Given exercise - Say how many lines of the listing below contain "React", giving the number and nothing else.

Dataset extract -
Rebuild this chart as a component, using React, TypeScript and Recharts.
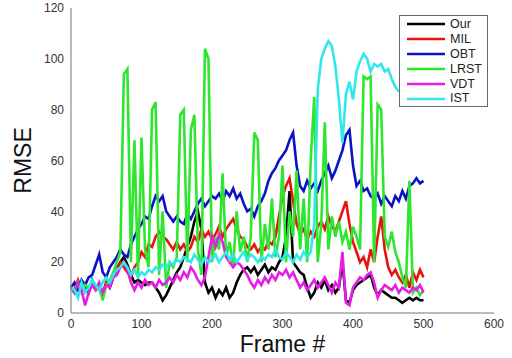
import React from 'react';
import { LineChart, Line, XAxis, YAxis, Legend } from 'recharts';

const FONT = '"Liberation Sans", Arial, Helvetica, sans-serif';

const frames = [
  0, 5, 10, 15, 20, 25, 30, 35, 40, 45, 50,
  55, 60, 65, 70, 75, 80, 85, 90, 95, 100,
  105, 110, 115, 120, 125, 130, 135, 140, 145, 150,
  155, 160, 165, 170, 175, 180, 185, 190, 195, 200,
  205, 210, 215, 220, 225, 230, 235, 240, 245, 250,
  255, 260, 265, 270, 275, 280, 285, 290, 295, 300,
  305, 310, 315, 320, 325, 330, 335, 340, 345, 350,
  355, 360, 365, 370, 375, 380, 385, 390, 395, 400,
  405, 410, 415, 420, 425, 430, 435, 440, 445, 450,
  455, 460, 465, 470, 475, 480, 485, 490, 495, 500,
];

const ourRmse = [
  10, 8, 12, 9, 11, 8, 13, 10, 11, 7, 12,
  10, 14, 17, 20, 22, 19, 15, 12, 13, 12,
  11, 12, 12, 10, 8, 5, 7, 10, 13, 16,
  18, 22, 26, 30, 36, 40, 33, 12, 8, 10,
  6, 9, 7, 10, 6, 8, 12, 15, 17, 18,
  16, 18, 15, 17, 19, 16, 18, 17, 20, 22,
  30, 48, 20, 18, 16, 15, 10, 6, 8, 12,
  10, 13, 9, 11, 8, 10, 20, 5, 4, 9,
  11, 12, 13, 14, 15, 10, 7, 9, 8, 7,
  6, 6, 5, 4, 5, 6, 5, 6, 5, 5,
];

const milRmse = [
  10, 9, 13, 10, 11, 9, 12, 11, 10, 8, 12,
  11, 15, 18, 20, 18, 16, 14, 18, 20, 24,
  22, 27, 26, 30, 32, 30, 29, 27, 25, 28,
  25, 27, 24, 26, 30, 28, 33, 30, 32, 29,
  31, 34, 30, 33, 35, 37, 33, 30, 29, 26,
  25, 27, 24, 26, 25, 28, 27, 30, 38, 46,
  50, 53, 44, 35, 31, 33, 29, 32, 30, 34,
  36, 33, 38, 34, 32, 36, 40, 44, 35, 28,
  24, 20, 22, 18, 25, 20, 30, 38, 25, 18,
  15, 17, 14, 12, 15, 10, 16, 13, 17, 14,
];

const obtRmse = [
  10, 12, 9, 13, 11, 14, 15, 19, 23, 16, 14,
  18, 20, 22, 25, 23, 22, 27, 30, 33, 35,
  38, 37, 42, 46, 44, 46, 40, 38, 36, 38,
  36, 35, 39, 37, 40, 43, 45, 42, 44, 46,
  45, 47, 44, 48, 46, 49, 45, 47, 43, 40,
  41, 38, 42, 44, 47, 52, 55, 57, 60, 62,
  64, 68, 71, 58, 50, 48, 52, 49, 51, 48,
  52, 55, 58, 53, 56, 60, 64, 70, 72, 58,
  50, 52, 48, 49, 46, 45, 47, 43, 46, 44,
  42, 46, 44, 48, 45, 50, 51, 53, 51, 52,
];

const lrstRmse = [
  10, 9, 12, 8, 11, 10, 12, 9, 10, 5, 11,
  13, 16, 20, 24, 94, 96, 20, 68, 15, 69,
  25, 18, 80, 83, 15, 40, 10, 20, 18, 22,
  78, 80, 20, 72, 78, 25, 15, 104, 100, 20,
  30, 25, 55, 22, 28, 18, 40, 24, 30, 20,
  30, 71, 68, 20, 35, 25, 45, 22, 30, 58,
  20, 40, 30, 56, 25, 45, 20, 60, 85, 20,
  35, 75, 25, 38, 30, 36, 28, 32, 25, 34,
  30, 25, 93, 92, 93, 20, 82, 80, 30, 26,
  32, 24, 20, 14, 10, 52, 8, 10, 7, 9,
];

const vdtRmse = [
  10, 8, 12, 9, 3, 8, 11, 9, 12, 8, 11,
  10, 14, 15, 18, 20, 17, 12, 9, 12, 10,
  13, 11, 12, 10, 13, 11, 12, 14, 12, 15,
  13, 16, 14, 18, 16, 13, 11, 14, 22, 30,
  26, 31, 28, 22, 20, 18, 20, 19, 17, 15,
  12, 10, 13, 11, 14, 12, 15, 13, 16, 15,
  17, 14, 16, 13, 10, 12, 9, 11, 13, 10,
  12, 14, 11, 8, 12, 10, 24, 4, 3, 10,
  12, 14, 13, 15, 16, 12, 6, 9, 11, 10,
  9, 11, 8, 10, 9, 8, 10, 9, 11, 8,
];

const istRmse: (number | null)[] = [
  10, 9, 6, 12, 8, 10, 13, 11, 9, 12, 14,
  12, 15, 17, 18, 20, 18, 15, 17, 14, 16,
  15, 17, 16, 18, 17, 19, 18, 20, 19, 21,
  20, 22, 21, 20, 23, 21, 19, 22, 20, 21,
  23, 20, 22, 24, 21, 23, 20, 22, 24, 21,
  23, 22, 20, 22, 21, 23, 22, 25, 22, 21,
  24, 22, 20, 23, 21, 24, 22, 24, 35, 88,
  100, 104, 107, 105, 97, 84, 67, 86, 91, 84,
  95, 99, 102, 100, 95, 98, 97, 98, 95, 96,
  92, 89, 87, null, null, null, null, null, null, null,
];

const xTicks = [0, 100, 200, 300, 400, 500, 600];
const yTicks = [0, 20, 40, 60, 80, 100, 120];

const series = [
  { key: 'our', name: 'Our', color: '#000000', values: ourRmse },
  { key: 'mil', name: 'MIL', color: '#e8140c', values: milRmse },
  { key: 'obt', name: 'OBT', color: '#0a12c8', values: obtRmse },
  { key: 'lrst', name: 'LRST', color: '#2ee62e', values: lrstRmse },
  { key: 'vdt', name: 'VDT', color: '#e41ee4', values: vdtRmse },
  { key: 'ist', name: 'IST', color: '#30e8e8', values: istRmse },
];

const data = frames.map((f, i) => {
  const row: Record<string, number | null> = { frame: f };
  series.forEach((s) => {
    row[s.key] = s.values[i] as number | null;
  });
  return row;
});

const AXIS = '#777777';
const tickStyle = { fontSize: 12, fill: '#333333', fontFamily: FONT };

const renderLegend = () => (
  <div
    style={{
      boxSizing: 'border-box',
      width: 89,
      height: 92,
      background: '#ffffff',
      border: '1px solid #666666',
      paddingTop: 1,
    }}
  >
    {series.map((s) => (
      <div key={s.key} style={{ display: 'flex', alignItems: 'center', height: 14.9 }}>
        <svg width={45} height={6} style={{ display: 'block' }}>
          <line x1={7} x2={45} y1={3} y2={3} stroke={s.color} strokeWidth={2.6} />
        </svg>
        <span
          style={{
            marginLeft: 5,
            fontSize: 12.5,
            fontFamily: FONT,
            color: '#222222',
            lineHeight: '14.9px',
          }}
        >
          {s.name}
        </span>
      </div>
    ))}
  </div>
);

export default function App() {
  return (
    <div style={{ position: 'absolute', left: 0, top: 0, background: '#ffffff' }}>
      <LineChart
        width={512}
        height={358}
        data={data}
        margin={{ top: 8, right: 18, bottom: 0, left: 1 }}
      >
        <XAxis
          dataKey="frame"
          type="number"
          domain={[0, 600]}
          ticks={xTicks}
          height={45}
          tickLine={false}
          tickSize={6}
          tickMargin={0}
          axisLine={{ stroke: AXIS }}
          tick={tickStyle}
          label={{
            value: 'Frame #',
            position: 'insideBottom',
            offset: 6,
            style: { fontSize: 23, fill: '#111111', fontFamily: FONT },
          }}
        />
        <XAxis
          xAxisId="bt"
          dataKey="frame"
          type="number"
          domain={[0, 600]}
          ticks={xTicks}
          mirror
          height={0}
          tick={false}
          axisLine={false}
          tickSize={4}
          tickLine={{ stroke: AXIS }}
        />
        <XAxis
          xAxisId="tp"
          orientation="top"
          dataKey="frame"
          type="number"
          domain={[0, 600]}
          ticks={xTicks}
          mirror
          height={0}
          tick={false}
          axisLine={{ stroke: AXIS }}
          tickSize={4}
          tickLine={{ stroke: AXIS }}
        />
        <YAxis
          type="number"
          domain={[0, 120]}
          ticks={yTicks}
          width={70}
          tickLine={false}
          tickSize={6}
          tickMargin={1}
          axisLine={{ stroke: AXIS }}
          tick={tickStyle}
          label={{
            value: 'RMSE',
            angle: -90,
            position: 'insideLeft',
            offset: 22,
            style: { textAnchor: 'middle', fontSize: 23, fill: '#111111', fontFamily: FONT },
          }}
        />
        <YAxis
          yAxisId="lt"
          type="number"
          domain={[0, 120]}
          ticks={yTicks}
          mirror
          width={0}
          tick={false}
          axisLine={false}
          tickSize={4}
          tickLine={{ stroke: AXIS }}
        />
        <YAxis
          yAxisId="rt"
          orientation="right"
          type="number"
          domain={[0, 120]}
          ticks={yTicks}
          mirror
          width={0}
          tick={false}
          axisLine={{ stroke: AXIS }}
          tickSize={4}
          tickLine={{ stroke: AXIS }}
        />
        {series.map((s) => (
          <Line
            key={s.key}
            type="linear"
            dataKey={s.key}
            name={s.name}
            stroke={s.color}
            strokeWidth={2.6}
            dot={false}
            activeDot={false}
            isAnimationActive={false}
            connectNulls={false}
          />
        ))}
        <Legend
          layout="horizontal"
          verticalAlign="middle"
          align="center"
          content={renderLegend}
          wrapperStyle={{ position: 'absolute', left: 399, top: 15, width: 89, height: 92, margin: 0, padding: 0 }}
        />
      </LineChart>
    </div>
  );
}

Reply to the task - 2